Più che elezioni, sembrerebbe di trovarsi all’interno di un’aula di un concorso pubblico dove i
vincitori sono pochi e i partecipanti numerosi. Un terno al lotto. La selezione, il prossimo 25
febbraio in occasione delle Regionali 2024 in Sardegna, metterà a confronto oltre millequattrocento candidati che riempiono oltre venticinque liste. I seggi a disposizione sono sessanta. I candidati presidenti, quattro. Lo spezzatino elettorale è servito e la corsa alle poltrone è già entrata nel vivo.
«Ciao, come stai? Mi sono candidato». Tutti, almeno una volta, hanno ricevuto una chiamata o un messaggio simile, magari dopo anni di silenzio da parte del mittente. È la frase del momento, ma è questo il potere delle elezioni, che è più efficace di qualsiasi mix di integratori per la memoria tra L-asparagina, L-glutamina, vitamina B6 e fosfoserina. Le elezioni sono un vero connubio di componenti sinergici che fanno ricordare il numero di telefono – non memorizzato nella rubrica – della persona incontrata almeno, almeno, un lustro fa.
È questo, gente, il potere delle elezioni.
È una lotta senza eguali, quasi egoistica, presuntuosa, dove tutti cercano di colpire basso, talmente basso che potrebbero mancare il bersaglio. La speranza però è sempre una: superare l’emergenza democratica.
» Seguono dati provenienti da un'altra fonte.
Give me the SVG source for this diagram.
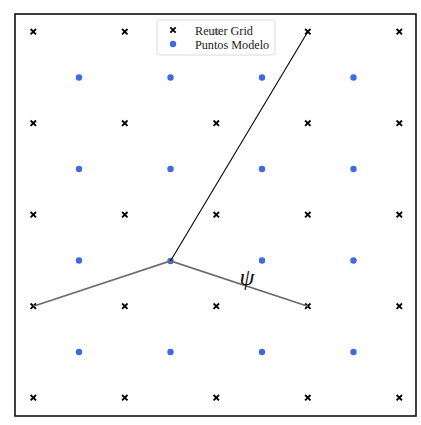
<svg xmlns="http://www.w3.org/2000/svg" width="421" height="425" viewBox="0 0 421 425">
<defs>
<style>
.x{stroke:#000;stroke-width:1.8;fill:none}
.d{fill:#4169e1}
.t{font-family:"Liberation Serif","DejaVu Serif",serif;font-size:12.2px;fill:#222}
</style>
<path id="cr" class="x" d="M-2.7,-2.7L2.7,2.7M-2.7,2.7L2.7,-2.7"/>
<circle id="dt" class="d" r="3.2"/>
</defs>
<rect x="0" y="0" width="421" height="425" fill="#fff"/>
<g id="grid">
<use href="#cr" x="33.3" y="31.7"/><use href="#cr" x="124.8" y="31.7"/><use href="#cr" x="216.3" y="31.7"/><use href="#cr" x="307.8" y="31.7"/><use href="#cr" x="399.3" y="31.7"/>
<use href="#cr" x="33.3" y="123.2"/><use href="#cr" x="124.8" y="123.2"/><use href="#cr" x="216.3" y="123.2"/><use href="#cr" x="307.8" y="123.2"/><use href="#cr" x="399.3" y="123.2"/>
<use href="#cr" x="33.3" y="214.7"/><use href="#cr" x="124.8" y="214.7"/><use href="#cr" x="216.3" y="214.7"/><use href="#cr" x="307.8" y="214.7"/><use href="#cr" x="399.3" y="214.7"/>
<use href="#cr" x="33.3" y="306.2"/><use href="#cr" x="124.8" y="306.2"/><use href="#cr" x="216.3" y="306.2"/><use href="#cr" x="307.8" y="306.2"/><use href="#cr" x="399.3" y="306.2"/>
<use href="#cr" x="33.3" y="397.7"/><use href="#cr" x="124.8" y="397.7"/><use href="#cr" x="216.3" y="397.7"/><use href="#cr" x="307.8" y="397.7"/><use href="#cr" x="399.3" y="397.7"/>
</g>
<g id="model">
<use href="#dt" x="79" y="77.5"/><use href="#dt" x="170.5" y="77.5"/><use href="#dt" x="262" y="77.5"/><use href="#dt" x="353.5" y="77.5"/>
<use href="#dt" x="79" y="169"/><use href="#dt" x="170.5" y="169"/><use href="#dt" x="262" y="169"/><use href="#dt" x="353.5" y="169"/>
<use href="#dt" x="79" y="260.5"/><use href="#dt" x="170.5" y="261"/><use href="#dt" x="262" y="260.5"/><use href="#dt" x="353.5" y="260.5"/>
<use href="#dt" x="79" y="352"/><use href="#dt" x="170.5" y="352"/><use href="#dt" x="262" y="352"/><use href="#dt" x="353.5" y="352"/>
</g>
<g id="connectors" fill="none">
<path d="M33.3,306.2L170.5,261L307.8,306.2" stroke="#6a6a6a" stroke-width="1.7"/>
<path d="M170.5,261L307.8,31.7" stroke="#000" stroke-width="1.1"/>
</g>
<text x="247" y="285" text-anchor="middle" font-family="'Liberation Serif','DejaVu Serif',serif" font-style="italic" font-size="24" fill="#111">ψ</text>
<g id="legend">
<rect x="157" y="20" width="118" height="35" rx="2.5" fill="#fff" fill-opacity="0.8" stroke="#d0d0d0" stroke-width="0.8"/>
<use href="#cr" x="173" y="30"/>
<use href="#dt" x="173" y="44"/>
<text class="t" x="195" y="34.5">Reuter Grid</text>
<text class="t" x="195" y="49">Puntos Modelo</text>
</g>
<rect x="15" y="14" width="401" height="402" fill="none" stroke="#111" stroke-width="1.6"/>
</svg>
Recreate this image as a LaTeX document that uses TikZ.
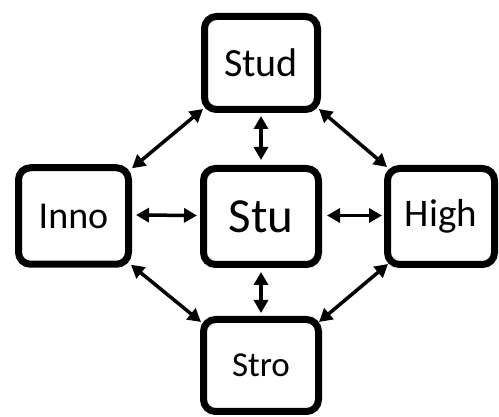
\documentclass[tikz,border=0pt]{standalone}
\usepackage{fontspec}
\setmainfont{Carlito}
\usetikzlibrary{arrows.meta}
\tikzset{
  box/.style={draw=black, line width=7pt, rounded corners=12pt, fill=white,
    inner sep=0pt, align=center},
  link/.style={line width=3.5pt,
    {Triangle[length=13pt,width=14pt]}-{Triangle[length=13pt,width=14pt]}}
}
\begin{document}
\begin{tikzpicture}[x=1pt,y=1pt]
  \useasboundingbox (0,0) rectangle (499,417);

  % the five boxes
  \node[box, minimum width=113pt, minimum height=93pt, font=\fontsize{40}{40}\selectfont]
    (stud) at (261,354) {Stud};
  \node[box, minimum width=110pt, minimum height=96.5pt, font=\fontsize{38}{38}\selectfont]
    (inno) at (73.5,201) {Inno};
  \node[box, minimum width=115pt, minimum height=96pt, font=\fontsize{49}{49}\selectfont]
    (stu) at (261,200.5) {Stu};
  \node[box, minimum width=107pt, minimum height=96pt, font=\fontsize{39}{39}\selectfont]
    (high) at (441,200.5) {High};
  \node[box, minimum width=115pt, minimum height=92pt, font=\fontsize{35}{35}\selectfont]
    (stro) at (261,51.5) {Stro};

  % links to the centre box
  \draw[link, shorten <=3pt, shorten >=5pt] (stud.south) -- (stu.north);
  \draw[link, shorten <=4pt, shorten >=3pt] (stu.south) -- (stro.north);
  \draw[link, shorten <=4pt, shorten >=3pt] ([yshift=1pt]inno.east) -- ([yshift=1pt]stu.west);
  \draw[link, shorten <=5pt, shorten >=2pt] ([yshift=1pt]stu.east) -- ([yshift=1pt]high.west);

  % links around the ring
  \draw[link] ([yshift=-4pt]inno.north east) -- ([xshift=2pt,yshift=4pt]stud.south west);
  \draw[link] ([xshift=-2pt,yshift=4pt]stud.south east) -- ([xshift=3pt,yshift=-2pt]high.north west);
  \draw[link] ([xshift=4pt,yshift=4pt]high.south west) -- ([xshift=-3pt,yshift=-6pt]stro.north east);
  \draw[link] ([xshift=-1pt,yshift=3pt]inno.south east) -- ([xshift=1pt,yshift=-6pt]stro.north west);
\end{tikzpicture}
\end{document}
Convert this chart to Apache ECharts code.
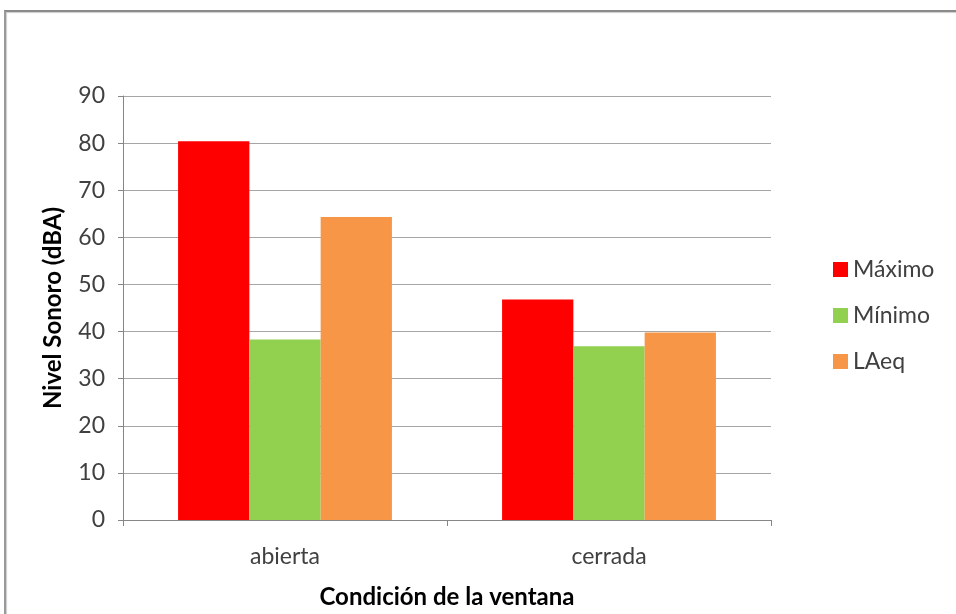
<!DOCTYPE html>
<html><head><meta charset="utf-8">
<script src="https://cdn.jsdelivr.net/npm/echarts@6/dist/echarts.min.js"></script>
<style>html,body{margin:0;padding:0;background:#fff}#c{width:956px;height:614px}
#frame{position:absolute;left:4px;top:10px;width:960px;height:620px;border-top:2px solid #8a8a8a;border-left:2px solid #9a9a9a;box-shadow:inset 1px 1px 1px #ccc;pointer-events:none}</style>
</head><body><div id="c"></div><div id="frame"></div>
<script>
const categories = ['abierta', 'cerrada'];
const maximo = [80.4, 46.8];
const minimo = [38.3, 36.9];
const laeq = [64.3, 39.8];
const seriesNames = ['Máximo', 'Mínimo', 'LAeq'];
const colors = ['#ff0000', '#92d050', '#f79646'];
const font = 'Lato, "Open Sans", sans-serif';
const chart = echarts.init(document.getElementById('c'));
chart.setOption({
  animation: false,
  grid: {left: 123, top: 96, width: 648, height: 425},
  legend: {
    orient: 'vertical', left: 828, top: 253, itemGap: 23, itemWidth: 15, itemHeight: 15,
    icon: 'rect', textStyle: {fontFamily: font, fontSize: 23, color: '#404040'},
    data: seriesNames
  },
  xAxis: {
    type: 'category', data: categories,
    axisLine: {lineStyle: {color: '#868686'}},
    axisTick: {show: true, length: 6, lineStyle: {color: '#868686'}},
    axisLabel: {fontFamily: font, fontSize: 23, color: '#404040', margin: 25},
    name: 'Condición de la ventana', nameLocation: 'middle', nameGap: 65,
    nameTextStyle: {fontFamily: font, fontSize: 24, fontWeight: 'bold', color: '#000'}
  },
  yAxis: {
    type: 'value', min: 0, max: 90, interval: 10,
    axisLine: {show: true, lineStyle: {color: '#868686'}},
    axisTick: {show: true, length: 5, lineStyle: {color: '#868686'}},
    axisLabel: {fontFamily: font, fontSize: 23, color: '#404040', margin: 18},
    splitLine: {lineStyle: {color: '#a6a6a6', width: 1}},
    name: 'Nivel Sonoro (dBA)', nameLocation: 'middle', nameGap: 58, nameRotate: 90,
    nameTextStyle: {fontFamily: font, fontSize: 24, fontWeight: 'bold', color: '#000'}
  },
  series: [
    {name: seriesNames[0], type: 'bar', data: maximo, itemStyle: {color: colors[0]}, barGap: '0%', barCategoryGap: '34%'},
    {name: seriesNames[1], type: 'bar', data: minimo, itemStyle: {color: colors[1]}, barGap: '0%', barCategoryGap: '34%'},
    {name: seriesNames[2], type: 'bar', data: laeq, itemStyle: {color: colors[2]}, barGap: '0%', barCategoryGap: '34%'}
  ]
});
</script></body></html>
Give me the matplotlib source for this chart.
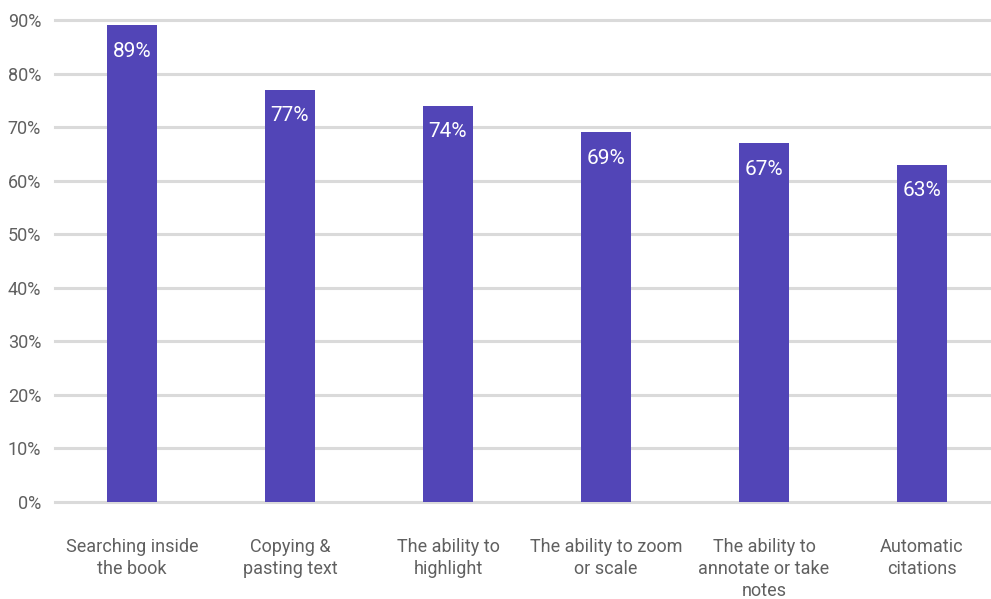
import matplotlib.pyplot as plt

plt.rcParams['font.family'] = ['Roboto', 'DejaVu Sans']

features = ['Searching inside\nthe book', 'Copying &\npasting text',
            'The ability to\nhighlight', 'The ability to zoom\nor scale',
            'The ability to\nannotate or take\nnotes', 'Automatic\ncitations']
shares = [89, 77, 74, 69, 67, 63]
yticks = [0, 10, 20, 30, 40, 50, 60, 70, 80, 90]

bar_color = '#5245b7'
grid_color = '#dadada'
text_color = '#606060'

fig = plt.figure(figsize=(9.91, 5.99), dpi=100)
ax = fig.add_axes([0.0555, 0.162, 0.9445, 0.8046])

x = list(range(len(features)))
bars = ax.bar(x, shares, width=0.32, color=bar_color, zorder=3)

for b, v in zip(bars, shares):
    ax.annotate(f'{v}%', (b.get_x() + b.get_width() / 2, v),
                xytext=(0, -12), textcoords='offset points',
                ha='center', va='top', color='white', fontsize=15,
                zorder=4)

ax.set_xlim(-0.487, 5.437)
ax.set_ylim(0, 90)
ax.set_yticks(yticks)
ax.set_yticklabels([f'{t}%' for t in yticks], fontsize=13,
                   color=text_color)
ax.set_xticks(x)
ax.set_xticklabels(features, fontsize=13, color=text_color,
                   linespacing=1.3)
ax.tick_params(axis='y', length=0, pad=10)
ax.tick_params(axis='x', length=0, pad=26)

for t in yticks:
    ax.axhline(t, color=grid_color, lw=2.2, zorder=1, clip_on=False)

for s in ax.spines.values():
    s.set_visible(False)

fig.savefig('out.png', dpi=100)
C’è chi pensava di correre in solitaria, salvo poi associarsi a coloro che con forza hanno assunto gli stessi temi dell’autodeterminazione per dare un’alternativa alla destra romana e alla sinistra pentastellata: l’accordo rimarrà in piedi fino a quando la Sardegna e i suoi bisogni rimarranno al centro del progetto. C’è chi sperava di fare il bis, ma non gli è stato concesso “da lassù” e anzi, chi è al suo posto dichiara che riparerà agli errori della gestione precedente. Ma della propria gestione precedente, gli errori chi li aggiusta? Si sorvola. Oppure, ai candidati, chi dirà di pensare a risolvere i problemi anziché proiettarsi verso la costruzione di nuove infrastrutture? C’è anche chi arriva e cerca di organizzare un campo largo per conquistare il palazzo di Viale Trento, ma questo campo diventa un po’ più stretto perché molti gruppi si sono spostati: non disposti a correre con determinati stemmi al proprio fianco. Ma si tratta di scelte: si possono condividere. Oppure no.
C’è chi addirittura pensa che i nemici della Sardegna siano destra e sinistra assieme, «autrici del disfacimento dell’Isola». Ma a ben guardare, un po’ di sinistra è presente anche in quelle stesse coalizioni. Alcuni altri hanno di diverso una certa propensione verso la sardità, che, se rimarrà tale, garantirà battaglia. Ma ci sono anche coloro che invitano tutti i contendenti al confronto pubblico a quattro, all’americana, tanto siamo globalizzati. Una visione complessiva dei programmi: non una cattiva idea. Sicuramente aiuterebbe a gettare luce su alcuni aspetti che si ha in mente di affrontare, anche nell’immediato. C’è però chi non lo vuole questo confronto e – per ora – si defila. Addirittura, c’è poi chi si definisce l’alternativa a tutti quanti, ma solo le urne potranno dimostrarlo.
La propaganda è fatta di promesse, ma ci sono anche promesse non mantenute risalenti a qualche mese fa. Queste ultime, adesso, sono in cima agli appunti di molti candidati consiglieri. Magari, il rinnovamento del 25 febbraio porterà alla tanto richiesta moratoria per normare l’assalto alle terre, al vento, e al sole della Sardegna.
Tuttavia, sarebbe opportuno non utilizzare simboli che non hanno appartenenza politica per fini politici e propagandistici, e ci si aspetta che la squadra chiamata in causa si dissoci per tutti i tifosi che non si riconoscono in quel particolare partito. Certo, un partito non è una squadra di calcio: va scelto intelligentemente attraverso il programma elettorale, seguito dopo le elezioni, e controllato da vicino per far sì che le promesse siano mantenute, discutendo sottovoce prima, per farsi sentire, a squarciagola, poi. Si deve scegliere correttamente chi supportare per risollevare la nostra terra falcidiata da speculazioni energetiche e territoriali, tra settori economici in crisi, tra collegamenti interni ed esterni mancanti o che cincischiano, per usare un semi-eufemismo, tra sanità estremamente da potenziare e autonomie scolastiche che è di moda fare sparire. Il 25 febbraio non dobbiamo giocare una schedina. Pensiamoci.